Dentro de uma sala de aula, a jornada do conhecimento deveria ser uma via de mão dupla, aberta a todos. Para um aluno com baixa visão, porém, a lousa pode ser um borrão indecifrável. Para outro, com dislexia, um parágrafo de texto pode parecer um código secreto indecifrável. E para um terceiro, com uma deficiência motora severa, o simples ato de segurar um lápis representa uma tarefa monumental. Essas barreiras, que por tanto tempo pareceram intransponíveis, hoje encontram na tecnologia uma poderosa aliada. Estamos falando da Tecnologia Assistiva (TA), um universo de recursos e serviços que está redefinindo os limites do que é possível na educação inclusiva. Ela não é um conceito futurista distante; é uma realidade transformadora que acontece agora, em escolas que ousam olhar para cada aluno em sua individualidade.

Longe de ser uma solução única, a Tecnologia Assistiva se manifesta em um leque impressionante de inovações. Trata-se de uma revolução silenciosa, que devolve a autonomia e abre portas para o aprendizado. Softwares leitores de tela, por exemplo, narram em voz alta o conteúdo de livros digitais e sites, transformando o mundo escrito em um universo acessível para estudantes cegos ou com baixa visão. Para quem enfrenta a dislexia, aplicativos com fontes especiais, espaçamento ajustável e a função de texto-para-voz (que lê o texto enquanto destaca a palavra) diminuem a carga cognitiva e permitem que o foco se volte para a compreensão, e não para a decodificação.
A inovação vai além. Teclados virtuais controlados pelo movimento dos olhos ou por leves toques na cabeça permitem que alunos com paralisias ou deficiências motoras complexas escrevam, pesquisem e se comuniquem com uma fluidez antes impensável. Comunicadores alternativos, que transformam símbolos e imagens em frases faladas, dão voz a quem não pode usar a fala para se expressar, quebrando o ciclo de isolamento e permitindo uma participação ativa na vida escolar.
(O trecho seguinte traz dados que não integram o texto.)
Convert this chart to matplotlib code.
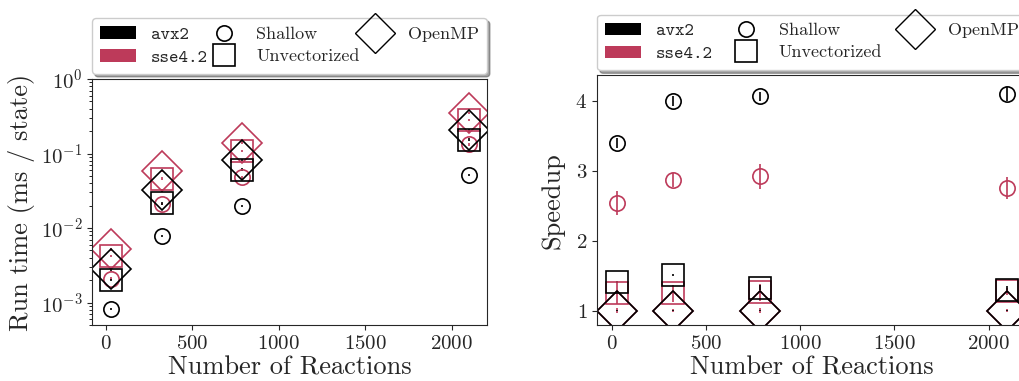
"""Run time and speedup of the vectorized solver versus reaction count."""

import matplotlib as mpl
import matplotlib.pyplot as plt
from matplotlib.lines import Line2D
from matplotlib.patches import Patch

mpl.rcParams["font.family"] = "cmr10"
mpl.rcParams["mathtext.fontset"] = "cm"
mpl.rcParams["axes.formatter.use_mathtext"] = True
mpl.rcParams["axes.unicode_minus"] = False

TEXT = "0.15"
COLORS = {"avx2": "black", "sse4.2": "#BD3A5A"}
MARKERS = {"Shallow": ("o", 11), "Unvectorized": ("s", 16.5), "OpenMP": ("D", 20.5)}

n_reactions = [29, 325, 785, 2100]

# run time (ms / state)
runtime = {
    ("Shallow", "sse4.2"): [2.09e-3, 2.1e-2, 4.8e-2, 0.133],
    ("Unvectorized", "sse4.2"): [4.2e-3, 4.6e-2, 0.108, 0.281],
    ("OpenMP", "sse4.2"): [5.2e-3, 5.8e-2, 0.14, 0.352],
    ("Shallow", "avx2"): [8.2e-4, 7.8e-3, 1.97e-2, 5.15e-2],
    ("Unvectorized", "avx2"): [2.0e-3, 2.14e-2, 6.1e-2, 0.153],
    ("OpenMP", "avx2"): [2.8e-3, 3.2e-2, 8.2e-2, 0.205],
}

# speedup relative to OpenMP
speedup = {
    ("Shallow", "sse4.2"): [2.54, 2.87, 2.92, 2.75],
    ("Unvectorized", "sse4.2"): [1.25, 1.25, 1.26, 1.28],
    ("OpenMP", "sse4.2"): [1.0, 1.0, 1.0, 1.0],
    ("Shallow", "avx2"): [3.40, 4.00, 4.06, 4.09],
    ("Unvectorized", "avx2"): [1.41, 1.51, 1.33, 1.30],
    ("OpenMP", "avx2"): [1.0, 1.0, 1.0, 1.0],
}
speedup_err = {
    ("Shallow", "sse4.2"): [0.17, 0.1, 0.18, 0.16],
    ("Unvectorized", "sse4.2"): [0.15, 0.12, 0.12, 0.05],
    ("OpenMP", "sse4.2"): [0.04, 0.02, 0.04, 0.02],
    ("Shallow", "avx2"): [0.07, 0.07, 0.07, 0.1],
    ("Unvectorized", "avx2"): [0.02, 0.02, 0.03, 0.05],
    ("OpenMP", "avx2"): [0.01, 0.01, 0.01, 0.01],
}


def draw(ax, values, errors):
    for key, ys in values.items():
        method, isa = key
        marker, ms = MARKERS[method]
        err = errors(key, ys)
        ax.errorbar(
            n_reactions, ys, yerr=err, fmt=marker, ms=ms, mfc="none",
            mec=COLORS[isa], color=COLORS[isa], mew=1.2, elinewidth=1.2,
            capsize=0,
        )
    ax.set_xlabel("Number of Reactions", fontsize=19, color=TEXT, labelpad=2)
    ax.set_xticks([0, 500, 1000, 1500, 2000])
    ax.tick_params(labelsize=15, colors=TEXT)
    for sp in ax.spines.values():
        sp.set_color(TEXT)


def add_legend(ax):
    handles = [
        Patch(facecolor=COLORS["avx2"]),
        Patch(facecolor=COLORS["sse4.2"]),
        Line2D([], [], ls="", marker="o", ms=11, mfc="none", mec="black", mew=1.2),
        Line2D([], [], ls="", marker="s", ms=16.5, mfc="none", mec="black", mew=1.2),
        Line2D([], [], ls="", marker="D", ms=20.5, mfc="none", mec="black", mew=1.0),
    ]
    labels = ["avx2", "sse4.2", "Shallow", "Unvectorized", "OpenMP"]
    leg = ax.legend(
        handles, labels, ncol=3, mode="expand", loc="lower left",
        bbox_to_anchor=(0, 1.02, 1, 0.2), fontsize=13, shadow=True,
        borderaxespad=0, handletextpad=0.8, columnspacing=0.4,
        labelspacing=0.35, borderpad=0.45,
    )
    for t in leg.get_texts():
        t.set_color(TEXT)
    for t in leg.get_texts()[:2]:
        t.set_fontfamily("cmtt10")


fig = plt.figure(figsize=(10.2, 3.81), dpi=100)
ax1 = fig.add_axes([0.0902, 0.147, 0.3873, 0.6457])
ax2 = fig.add_axes([0.5853, 0.147, 0.4216, 0.6549])

draw(ax1, runtime, lambda k, ys: [0.04 * y for y in ys])
ax1.set_yscale("log")
ax1.set_ylim(5e-4, 1)
ax1.set_ylabel("Run time (ms / state)", fontsize=19, color=TEXT, labelpad=4)
add_legend(ax1)

draw(ax2, speedup, lambda k, ys: speedup_err[k])
ax2.set_ylim(0.795, 4.36)
ax2.set_yticks([1, 2, 3, 4])
ax2.set_ylabel("Speedup", fontsize=19, color=TEXT, labelpad=8)
add_legend(ax2)

for ax in (ax1, ax2):
    ax.set_xlim(-79, 2204)

fig.savefig("out.png", dpi=100, facecolor="white")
Cada uma dessas ferramentas é mais do que um dispositivo; é uma ponte construída sob medida para conectar o estudante ao conhecimento e ao mundo ao seu redor.
Contudo, o caminho para transformar esse potencial em realidade é repleto de desafios. A simples presença desses recursos em uma escola não garante, por si só, a inclusão efetiva. O primeiro obstáculo, muitas vezes, é o acesso, seja pelo custo dos equipamentos ou pela falta de infraestrutura adequada em muitas instituições. Superada essa etapa, emerge o desafio talvez mais complexo: o fator humano. Para muitos educadores, a chegada de uma nova tecnologia pode gerar insegurança e a sensação de despreparo, somando mais uma responsabilidade a uma rotina já sobrecarregada. O medo de não saber usar o equipamento corretamente ou de não conseguir integrá-lo ao plano de aula é uma barreira real e compreensível.
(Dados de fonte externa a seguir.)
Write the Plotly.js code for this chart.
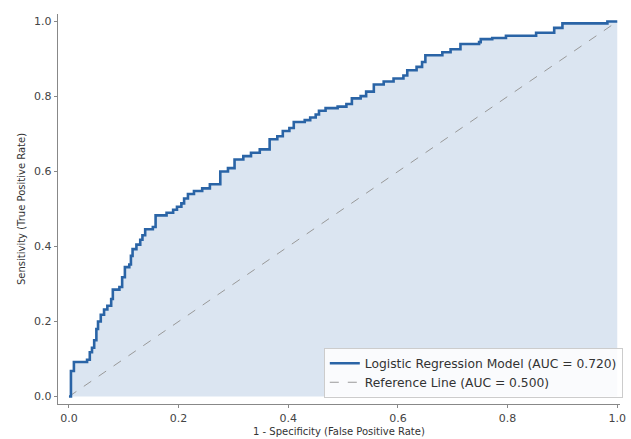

É aqui que a estratégia se torna crucial. A chave para o sucesso não está em simplesmente entregar um tablet ou um software ao professor, mas em empoderá-lo. A capacitação não pode ser um evento isolado, um workshop de uma tarde. Ela precisa ser um processo contínuo, prático e, acima de tudo, colaborativo. Criar comunidades de prática, onde professores possam trocar experiências, compartilhar o que deu certo e o que não deu, e construir soluções em conjunto, é muito mais eficaz do que um manual de instruções. O apoio pedagógico constante, com profissionais especializados que atuam como mentores, ajuda a transformar a tecnologia de uma “obrigação” em uma poderosa aliada na arte de ensinar. O objetivo não é transformar o professor em um técnico de informática, mas sim em um mediador experiente, que sabe orquestrar o uso dessas ferramentas para atingir objetivos pedagógicos claros.
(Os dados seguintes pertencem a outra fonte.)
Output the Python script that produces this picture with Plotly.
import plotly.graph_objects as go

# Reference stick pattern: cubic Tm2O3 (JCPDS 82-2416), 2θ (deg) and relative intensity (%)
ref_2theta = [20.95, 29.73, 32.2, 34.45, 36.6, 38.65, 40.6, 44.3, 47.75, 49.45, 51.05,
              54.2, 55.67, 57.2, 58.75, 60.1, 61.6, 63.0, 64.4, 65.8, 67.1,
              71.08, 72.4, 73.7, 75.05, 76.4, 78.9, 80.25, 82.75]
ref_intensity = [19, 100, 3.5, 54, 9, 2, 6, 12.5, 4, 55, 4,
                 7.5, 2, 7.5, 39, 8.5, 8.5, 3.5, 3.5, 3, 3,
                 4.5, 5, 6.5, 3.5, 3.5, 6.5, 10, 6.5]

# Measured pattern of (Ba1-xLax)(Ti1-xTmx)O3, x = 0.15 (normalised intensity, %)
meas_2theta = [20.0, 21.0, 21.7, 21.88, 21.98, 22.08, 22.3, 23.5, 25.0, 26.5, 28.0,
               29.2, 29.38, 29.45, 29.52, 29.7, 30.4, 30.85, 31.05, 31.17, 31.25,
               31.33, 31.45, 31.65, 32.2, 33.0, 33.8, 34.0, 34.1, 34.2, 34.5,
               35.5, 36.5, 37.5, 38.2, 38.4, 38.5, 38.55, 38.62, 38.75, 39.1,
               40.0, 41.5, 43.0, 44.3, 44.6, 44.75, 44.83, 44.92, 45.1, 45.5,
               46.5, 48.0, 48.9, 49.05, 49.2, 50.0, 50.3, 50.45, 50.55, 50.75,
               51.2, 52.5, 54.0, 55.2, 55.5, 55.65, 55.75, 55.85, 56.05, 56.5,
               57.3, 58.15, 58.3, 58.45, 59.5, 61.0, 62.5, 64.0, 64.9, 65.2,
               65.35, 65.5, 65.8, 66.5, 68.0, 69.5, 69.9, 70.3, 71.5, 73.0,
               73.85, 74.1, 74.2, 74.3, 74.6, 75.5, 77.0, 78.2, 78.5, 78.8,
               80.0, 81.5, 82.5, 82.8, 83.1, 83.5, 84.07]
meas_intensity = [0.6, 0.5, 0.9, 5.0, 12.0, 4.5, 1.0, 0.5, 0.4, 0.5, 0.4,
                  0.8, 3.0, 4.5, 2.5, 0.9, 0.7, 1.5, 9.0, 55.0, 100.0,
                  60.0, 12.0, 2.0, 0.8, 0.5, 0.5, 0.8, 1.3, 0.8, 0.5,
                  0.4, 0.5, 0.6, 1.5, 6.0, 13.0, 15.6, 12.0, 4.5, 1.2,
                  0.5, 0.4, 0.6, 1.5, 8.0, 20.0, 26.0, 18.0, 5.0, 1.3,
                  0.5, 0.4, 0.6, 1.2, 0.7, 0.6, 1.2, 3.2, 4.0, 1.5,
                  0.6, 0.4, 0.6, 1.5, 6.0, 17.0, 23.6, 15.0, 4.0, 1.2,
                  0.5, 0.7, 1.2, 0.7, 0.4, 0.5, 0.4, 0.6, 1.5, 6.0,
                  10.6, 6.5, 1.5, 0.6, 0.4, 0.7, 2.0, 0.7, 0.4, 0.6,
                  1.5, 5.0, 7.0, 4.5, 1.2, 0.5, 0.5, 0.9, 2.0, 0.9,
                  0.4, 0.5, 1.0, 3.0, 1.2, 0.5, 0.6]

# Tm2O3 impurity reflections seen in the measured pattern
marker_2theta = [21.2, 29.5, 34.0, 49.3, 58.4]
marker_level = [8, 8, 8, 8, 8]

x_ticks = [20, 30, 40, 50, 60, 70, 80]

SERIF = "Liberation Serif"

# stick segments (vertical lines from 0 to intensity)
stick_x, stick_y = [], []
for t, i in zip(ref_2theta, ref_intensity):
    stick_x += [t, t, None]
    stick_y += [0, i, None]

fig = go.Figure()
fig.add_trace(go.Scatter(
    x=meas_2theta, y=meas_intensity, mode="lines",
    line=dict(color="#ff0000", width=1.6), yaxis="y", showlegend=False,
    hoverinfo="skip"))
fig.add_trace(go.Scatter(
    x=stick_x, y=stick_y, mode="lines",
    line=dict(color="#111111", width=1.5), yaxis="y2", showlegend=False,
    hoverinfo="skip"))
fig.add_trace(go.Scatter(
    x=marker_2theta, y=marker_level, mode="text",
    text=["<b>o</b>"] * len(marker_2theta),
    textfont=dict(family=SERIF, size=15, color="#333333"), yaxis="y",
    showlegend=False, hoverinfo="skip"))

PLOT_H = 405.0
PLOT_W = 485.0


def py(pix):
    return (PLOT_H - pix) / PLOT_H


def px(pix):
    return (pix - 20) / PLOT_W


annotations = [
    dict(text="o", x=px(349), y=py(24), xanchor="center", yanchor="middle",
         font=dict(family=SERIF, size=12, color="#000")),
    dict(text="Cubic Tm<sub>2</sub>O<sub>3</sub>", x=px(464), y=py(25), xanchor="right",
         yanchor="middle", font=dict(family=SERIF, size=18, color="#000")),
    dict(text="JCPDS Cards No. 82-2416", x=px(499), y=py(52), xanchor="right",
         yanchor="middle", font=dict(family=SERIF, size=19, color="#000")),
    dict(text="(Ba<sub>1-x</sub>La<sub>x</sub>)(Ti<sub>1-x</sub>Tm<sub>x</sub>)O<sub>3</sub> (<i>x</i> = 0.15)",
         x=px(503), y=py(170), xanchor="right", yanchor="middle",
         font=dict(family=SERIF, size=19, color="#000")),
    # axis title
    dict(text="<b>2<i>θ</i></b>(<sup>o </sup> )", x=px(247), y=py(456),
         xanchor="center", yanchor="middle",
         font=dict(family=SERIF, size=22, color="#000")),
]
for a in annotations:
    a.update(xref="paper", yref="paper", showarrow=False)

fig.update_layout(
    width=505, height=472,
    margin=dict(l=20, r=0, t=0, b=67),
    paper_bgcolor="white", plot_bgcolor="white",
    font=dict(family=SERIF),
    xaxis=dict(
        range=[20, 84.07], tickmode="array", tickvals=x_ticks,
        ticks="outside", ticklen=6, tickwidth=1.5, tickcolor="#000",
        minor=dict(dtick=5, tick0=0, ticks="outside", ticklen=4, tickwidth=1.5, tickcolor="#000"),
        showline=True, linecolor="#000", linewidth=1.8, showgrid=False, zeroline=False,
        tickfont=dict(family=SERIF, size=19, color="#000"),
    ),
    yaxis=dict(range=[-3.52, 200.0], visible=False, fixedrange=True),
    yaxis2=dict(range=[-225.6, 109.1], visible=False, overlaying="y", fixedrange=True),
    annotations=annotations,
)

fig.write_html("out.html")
Ao investirmos em formação e apoio, a Tecnologia Assistiva deixa de ser apenas um “recurso para alguns” e se integra naturalmente à dinâmica da sala de aula, beneficiando a todos. Ela nos lembra que a inteligência e a capacidade de aprender se manifestam de inúmeras formas. Nosso papel, como educadores e sociedade, não é forçar todos a caberem no mesmo molde, mas sim construir as pontes necessárias para que cada um possa florescer. A tecnologia abre a porta, mas é a educação inclusiva, pensada e praticada com empatia e preparo, que convida o aluno a entrar e, finalmente, a pertencer.